Adaptive 1D structures in condensed matter systems offer a powerful paradigm for nanoscale device engineering due to the combination of unique physical properties and capability for manipulation by external magnetic, electric, or strain fields without the disruption of the host lattice. The examples include vortices in superconductors, defects in topological insulators and topological defects such as domain walls in ferroics.

Enhanced electric conductivity at ferroelectric vortex cores in BiFeO3. (a) In-plane PiezoForce Microscopy image of a vortex domain structure. (b) Conducting-Atomic Force Microscopy (c-AFM) image at 2 Vdc showing enhanced conductivity at vortex core. (c) Vortex after c-AFM shows no change in domain structure. (d) Extracted line from c-AFM image indicated in B. (e) I-V curves measured with stationary tip in vortex center (black) and at a 71° domain wall (red).

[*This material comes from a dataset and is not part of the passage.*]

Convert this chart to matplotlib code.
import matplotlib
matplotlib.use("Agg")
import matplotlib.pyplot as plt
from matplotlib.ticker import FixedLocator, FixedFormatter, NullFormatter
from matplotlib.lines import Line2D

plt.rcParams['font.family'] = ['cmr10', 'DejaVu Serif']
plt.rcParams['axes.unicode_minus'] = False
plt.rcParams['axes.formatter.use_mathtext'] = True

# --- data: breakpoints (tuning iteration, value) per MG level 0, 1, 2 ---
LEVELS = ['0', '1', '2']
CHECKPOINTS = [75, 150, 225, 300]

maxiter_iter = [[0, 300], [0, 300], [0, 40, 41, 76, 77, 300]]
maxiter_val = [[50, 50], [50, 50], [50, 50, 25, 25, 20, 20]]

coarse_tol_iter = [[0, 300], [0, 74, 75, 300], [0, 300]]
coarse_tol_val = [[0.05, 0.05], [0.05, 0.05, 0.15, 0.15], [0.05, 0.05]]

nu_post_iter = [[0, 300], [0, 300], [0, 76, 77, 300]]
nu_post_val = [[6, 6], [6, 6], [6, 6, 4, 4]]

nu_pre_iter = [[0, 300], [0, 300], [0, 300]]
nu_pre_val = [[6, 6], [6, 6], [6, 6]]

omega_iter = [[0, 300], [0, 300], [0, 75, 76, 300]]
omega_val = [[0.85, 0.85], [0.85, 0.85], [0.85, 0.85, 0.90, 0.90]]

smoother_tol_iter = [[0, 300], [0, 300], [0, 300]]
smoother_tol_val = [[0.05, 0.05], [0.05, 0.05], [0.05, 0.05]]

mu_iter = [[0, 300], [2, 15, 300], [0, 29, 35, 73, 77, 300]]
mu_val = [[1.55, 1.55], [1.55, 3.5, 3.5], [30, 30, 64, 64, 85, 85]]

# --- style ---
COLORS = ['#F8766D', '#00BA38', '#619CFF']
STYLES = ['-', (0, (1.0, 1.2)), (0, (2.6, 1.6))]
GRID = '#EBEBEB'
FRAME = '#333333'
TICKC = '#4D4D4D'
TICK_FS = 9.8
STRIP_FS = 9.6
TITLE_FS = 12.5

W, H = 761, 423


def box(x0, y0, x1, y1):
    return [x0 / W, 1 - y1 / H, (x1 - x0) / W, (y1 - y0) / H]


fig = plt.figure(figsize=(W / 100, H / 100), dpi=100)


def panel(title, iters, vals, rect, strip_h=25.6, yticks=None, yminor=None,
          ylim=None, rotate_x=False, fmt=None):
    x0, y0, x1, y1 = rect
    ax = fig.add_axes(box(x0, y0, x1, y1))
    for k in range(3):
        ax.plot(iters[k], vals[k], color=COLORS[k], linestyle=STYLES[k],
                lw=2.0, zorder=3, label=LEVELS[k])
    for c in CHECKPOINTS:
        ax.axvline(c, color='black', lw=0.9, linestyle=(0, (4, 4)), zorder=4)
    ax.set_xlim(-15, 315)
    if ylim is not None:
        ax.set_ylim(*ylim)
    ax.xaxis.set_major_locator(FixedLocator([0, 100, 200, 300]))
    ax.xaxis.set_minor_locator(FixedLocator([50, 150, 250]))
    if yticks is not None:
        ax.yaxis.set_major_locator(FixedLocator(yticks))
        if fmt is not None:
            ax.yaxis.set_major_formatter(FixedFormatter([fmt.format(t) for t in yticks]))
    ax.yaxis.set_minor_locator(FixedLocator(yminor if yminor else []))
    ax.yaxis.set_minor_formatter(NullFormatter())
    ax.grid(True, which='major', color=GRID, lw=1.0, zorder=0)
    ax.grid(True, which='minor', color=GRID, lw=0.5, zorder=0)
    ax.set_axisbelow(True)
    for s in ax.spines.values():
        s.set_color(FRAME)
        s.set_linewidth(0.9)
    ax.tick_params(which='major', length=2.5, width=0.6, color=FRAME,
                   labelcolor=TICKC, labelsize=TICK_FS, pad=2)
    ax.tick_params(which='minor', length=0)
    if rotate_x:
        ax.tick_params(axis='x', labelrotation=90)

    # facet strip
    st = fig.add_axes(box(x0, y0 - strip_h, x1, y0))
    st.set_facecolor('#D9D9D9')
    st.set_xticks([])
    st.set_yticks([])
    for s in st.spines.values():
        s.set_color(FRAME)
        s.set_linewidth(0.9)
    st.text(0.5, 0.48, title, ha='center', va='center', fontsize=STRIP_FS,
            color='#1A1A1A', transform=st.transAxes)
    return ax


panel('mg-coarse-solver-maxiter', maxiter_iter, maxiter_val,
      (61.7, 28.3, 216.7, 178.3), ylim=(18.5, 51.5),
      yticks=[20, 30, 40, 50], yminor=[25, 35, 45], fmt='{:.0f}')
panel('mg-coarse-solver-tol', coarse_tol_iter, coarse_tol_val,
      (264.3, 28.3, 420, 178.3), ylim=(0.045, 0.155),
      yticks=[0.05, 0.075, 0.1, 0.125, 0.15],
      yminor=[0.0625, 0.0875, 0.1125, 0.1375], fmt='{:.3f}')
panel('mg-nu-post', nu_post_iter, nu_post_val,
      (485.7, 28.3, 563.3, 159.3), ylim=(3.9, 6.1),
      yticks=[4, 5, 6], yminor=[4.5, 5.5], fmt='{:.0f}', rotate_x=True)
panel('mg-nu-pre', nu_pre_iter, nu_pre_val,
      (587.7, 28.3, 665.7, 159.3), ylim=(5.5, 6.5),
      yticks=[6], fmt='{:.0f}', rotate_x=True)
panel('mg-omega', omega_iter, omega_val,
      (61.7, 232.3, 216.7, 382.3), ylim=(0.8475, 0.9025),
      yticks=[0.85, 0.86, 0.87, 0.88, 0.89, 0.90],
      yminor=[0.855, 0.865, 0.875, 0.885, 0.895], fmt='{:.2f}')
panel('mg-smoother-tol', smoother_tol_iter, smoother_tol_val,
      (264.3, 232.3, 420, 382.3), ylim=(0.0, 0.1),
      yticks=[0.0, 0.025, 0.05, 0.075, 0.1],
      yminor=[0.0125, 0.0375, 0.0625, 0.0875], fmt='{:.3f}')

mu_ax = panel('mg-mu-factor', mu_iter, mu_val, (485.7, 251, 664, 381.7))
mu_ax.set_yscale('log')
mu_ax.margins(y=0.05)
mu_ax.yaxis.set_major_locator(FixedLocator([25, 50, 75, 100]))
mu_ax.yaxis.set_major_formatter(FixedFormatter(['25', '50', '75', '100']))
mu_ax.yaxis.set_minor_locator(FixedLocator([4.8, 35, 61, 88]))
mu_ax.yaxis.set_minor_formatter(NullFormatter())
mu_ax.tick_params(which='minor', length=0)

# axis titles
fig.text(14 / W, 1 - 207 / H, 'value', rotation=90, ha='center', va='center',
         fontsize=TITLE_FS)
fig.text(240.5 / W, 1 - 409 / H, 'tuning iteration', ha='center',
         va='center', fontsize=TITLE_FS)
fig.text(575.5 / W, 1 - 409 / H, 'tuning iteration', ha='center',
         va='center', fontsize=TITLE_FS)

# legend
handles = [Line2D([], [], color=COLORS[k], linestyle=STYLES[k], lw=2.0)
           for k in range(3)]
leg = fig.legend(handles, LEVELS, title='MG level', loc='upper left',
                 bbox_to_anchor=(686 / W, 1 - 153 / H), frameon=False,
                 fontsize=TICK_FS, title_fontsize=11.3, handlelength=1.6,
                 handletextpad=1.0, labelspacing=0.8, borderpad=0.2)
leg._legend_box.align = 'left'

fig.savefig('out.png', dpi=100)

The numerous examples of novel functionalities include domain wall ferroelectricity in paraelectric materials, enhanced electronic conductivity, magnetoelectric coupling, magnetic phase transitions and ionic phenomena. This potentially enables a broad spectrum of reconfigurable magnetoelectric, optoelectonic, and strain-coupled memory and logic devices enabled by domain engineering.

However, all experimental and theoretical studies to date explored the properties of 2D topological defects such as ferroic domain walls. At the same time, implementation in electronic devices requires the capability to create and modify 1D conductive objects, effectively creating "wiring" in functional devices. An important step into the controlled creation and probing of the electronic properties of 1D topological defects has now been achieved by a collaboration between researchers from Oak Ridge National Laboratory (Sergei Kalinin and coworkers, CNMS), MESA+ Institute for Nanotechnology (Mark Huijben, IMS), University of California Berkeley, University of Arkansas, Pennsylvania State University, National Chiao Tung University, National Academy of Science of Ukraine, University of New South Wales and CNRS Paris. The results have been published in Nature Physics.

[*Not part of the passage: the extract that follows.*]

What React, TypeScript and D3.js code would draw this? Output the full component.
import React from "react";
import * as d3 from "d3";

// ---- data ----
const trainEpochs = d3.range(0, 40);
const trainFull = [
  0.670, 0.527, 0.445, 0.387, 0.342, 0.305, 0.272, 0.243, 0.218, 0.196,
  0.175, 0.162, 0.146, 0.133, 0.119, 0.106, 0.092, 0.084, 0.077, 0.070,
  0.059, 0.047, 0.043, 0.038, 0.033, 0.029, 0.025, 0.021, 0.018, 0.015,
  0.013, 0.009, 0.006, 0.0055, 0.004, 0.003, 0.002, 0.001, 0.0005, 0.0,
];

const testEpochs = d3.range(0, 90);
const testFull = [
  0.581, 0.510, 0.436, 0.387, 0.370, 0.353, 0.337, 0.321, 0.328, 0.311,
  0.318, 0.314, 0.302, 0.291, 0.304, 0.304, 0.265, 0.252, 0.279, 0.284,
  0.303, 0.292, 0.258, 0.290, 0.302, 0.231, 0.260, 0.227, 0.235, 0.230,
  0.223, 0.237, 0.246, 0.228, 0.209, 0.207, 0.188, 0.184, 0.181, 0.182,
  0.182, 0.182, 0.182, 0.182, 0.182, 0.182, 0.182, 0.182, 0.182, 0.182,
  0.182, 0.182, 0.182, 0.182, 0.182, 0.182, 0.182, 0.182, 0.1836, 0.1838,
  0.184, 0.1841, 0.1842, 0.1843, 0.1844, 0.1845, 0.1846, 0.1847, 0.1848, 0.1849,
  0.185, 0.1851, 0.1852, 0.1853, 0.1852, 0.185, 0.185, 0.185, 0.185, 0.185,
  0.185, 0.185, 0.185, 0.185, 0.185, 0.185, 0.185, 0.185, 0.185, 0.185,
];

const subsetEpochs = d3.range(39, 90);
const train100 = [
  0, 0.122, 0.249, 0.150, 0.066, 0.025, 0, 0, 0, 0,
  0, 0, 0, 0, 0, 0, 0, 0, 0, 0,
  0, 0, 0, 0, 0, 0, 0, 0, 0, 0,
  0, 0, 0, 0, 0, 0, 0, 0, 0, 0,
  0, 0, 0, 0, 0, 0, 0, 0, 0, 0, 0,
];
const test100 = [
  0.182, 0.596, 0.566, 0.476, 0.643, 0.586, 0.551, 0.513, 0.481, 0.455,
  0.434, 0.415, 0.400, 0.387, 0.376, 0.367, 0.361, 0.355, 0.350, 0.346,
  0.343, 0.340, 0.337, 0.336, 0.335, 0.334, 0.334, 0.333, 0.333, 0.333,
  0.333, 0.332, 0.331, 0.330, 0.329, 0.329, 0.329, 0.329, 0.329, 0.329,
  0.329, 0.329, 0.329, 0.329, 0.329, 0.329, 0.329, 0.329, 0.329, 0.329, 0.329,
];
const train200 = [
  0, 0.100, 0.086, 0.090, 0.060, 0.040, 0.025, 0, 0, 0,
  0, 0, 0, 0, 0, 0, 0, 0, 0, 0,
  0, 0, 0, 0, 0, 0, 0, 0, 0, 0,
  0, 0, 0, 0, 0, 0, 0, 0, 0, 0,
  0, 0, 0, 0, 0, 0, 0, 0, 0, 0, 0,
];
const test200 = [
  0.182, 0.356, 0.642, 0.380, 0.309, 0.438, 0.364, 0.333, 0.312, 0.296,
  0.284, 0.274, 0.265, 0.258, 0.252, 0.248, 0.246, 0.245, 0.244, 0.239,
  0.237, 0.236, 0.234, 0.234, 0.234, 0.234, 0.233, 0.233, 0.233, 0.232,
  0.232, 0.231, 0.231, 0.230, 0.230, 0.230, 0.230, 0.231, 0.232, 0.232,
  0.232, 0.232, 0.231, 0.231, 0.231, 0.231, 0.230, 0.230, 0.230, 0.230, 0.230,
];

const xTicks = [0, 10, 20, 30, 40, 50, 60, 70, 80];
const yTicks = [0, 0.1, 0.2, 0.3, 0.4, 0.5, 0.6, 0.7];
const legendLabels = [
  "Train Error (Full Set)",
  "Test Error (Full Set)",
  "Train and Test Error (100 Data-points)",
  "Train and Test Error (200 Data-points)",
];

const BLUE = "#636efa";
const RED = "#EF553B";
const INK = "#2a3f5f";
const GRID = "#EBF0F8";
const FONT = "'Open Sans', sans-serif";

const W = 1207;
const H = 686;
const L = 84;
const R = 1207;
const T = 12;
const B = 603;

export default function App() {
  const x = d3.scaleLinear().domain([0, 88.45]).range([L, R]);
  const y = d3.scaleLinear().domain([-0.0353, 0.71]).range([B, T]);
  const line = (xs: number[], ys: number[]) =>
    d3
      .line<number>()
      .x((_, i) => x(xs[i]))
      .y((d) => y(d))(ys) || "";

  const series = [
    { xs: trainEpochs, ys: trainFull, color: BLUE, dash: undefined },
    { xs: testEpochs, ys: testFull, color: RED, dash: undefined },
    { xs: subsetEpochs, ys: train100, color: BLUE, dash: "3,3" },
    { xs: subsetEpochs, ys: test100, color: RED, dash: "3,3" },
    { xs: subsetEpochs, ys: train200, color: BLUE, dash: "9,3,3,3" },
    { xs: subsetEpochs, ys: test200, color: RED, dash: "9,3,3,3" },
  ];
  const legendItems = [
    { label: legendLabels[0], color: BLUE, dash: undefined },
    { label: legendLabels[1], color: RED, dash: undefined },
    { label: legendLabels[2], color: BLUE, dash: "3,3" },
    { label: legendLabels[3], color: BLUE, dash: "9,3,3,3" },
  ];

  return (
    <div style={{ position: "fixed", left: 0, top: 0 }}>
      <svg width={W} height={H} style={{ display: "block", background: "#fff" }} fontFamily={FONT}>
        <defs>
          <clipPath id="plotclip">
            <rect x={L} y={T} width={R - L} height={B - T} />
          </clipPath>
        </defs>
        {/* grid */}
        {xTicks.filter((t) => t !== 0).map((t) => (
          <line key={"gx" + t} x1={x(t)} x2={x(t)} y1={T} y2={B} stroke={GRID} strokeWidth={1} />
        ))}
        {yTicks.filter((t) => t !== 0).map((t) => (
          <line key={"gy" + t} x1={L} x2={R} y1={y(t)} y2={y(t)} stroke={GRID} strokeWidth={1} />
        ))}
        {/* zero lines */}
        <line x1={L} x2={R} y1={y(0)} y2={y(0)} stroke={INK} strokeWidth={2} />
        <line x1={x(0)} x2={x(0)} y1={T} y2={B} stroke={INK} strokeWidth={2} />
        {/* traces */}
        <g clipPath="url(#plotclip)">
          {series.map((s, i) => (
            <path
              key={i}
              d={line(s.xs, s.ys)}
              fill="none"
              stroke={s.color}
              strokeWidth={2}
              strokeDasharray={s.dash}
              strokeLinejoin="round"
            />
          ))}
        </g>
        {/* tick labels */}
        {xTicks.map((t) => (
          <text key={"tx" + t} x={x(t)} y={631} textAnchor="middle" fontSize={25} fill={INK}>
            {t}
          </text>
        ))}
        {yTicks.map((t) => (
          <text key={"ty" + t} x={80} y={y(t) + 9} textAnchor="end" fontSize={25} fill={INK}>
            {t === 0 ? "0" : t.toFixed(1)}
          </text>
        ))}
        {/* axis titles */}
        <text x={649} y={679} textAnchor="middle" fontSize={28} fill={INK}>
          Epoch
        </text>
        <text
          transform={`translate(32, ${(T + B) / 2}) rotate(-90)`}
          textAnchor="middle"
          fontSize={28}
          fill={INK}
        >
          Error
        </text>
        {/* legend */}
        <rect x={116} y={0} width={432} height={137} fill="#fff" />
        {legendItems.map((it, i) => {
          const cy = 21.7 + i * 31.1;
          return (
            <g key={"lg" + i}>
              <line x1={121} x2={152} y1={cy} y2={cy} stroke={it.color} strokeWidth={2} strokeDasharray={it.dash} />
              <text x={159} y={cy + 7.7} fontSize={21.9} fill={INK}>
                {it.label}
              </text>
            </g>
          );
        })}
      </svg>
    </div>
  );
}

The unique aspect of the core structure, and the origin of the observed localized conductivity, is that the core structure can undergo a reversible transformation into a metastable twist structure. The associated change of the out-of-plane polarization vector occurs against the favorable orientation of the electric field, creating a topologically confined analogue of a charged domain wall. The vortex core is therefore a dynamic conductor and it raises a possibility of a 1D conduction channel through the whole thickness of the BiFeO3 film. Hence, this demonstrates the controlled creation of 1D topological defects in ferroic materials and reports the enhanced electronic transport along the vortex/anti-vortex core. This study opens the pathway for the unusual states of matter stabilized at the defect cores, and opens the pathway for electronic device fabrication.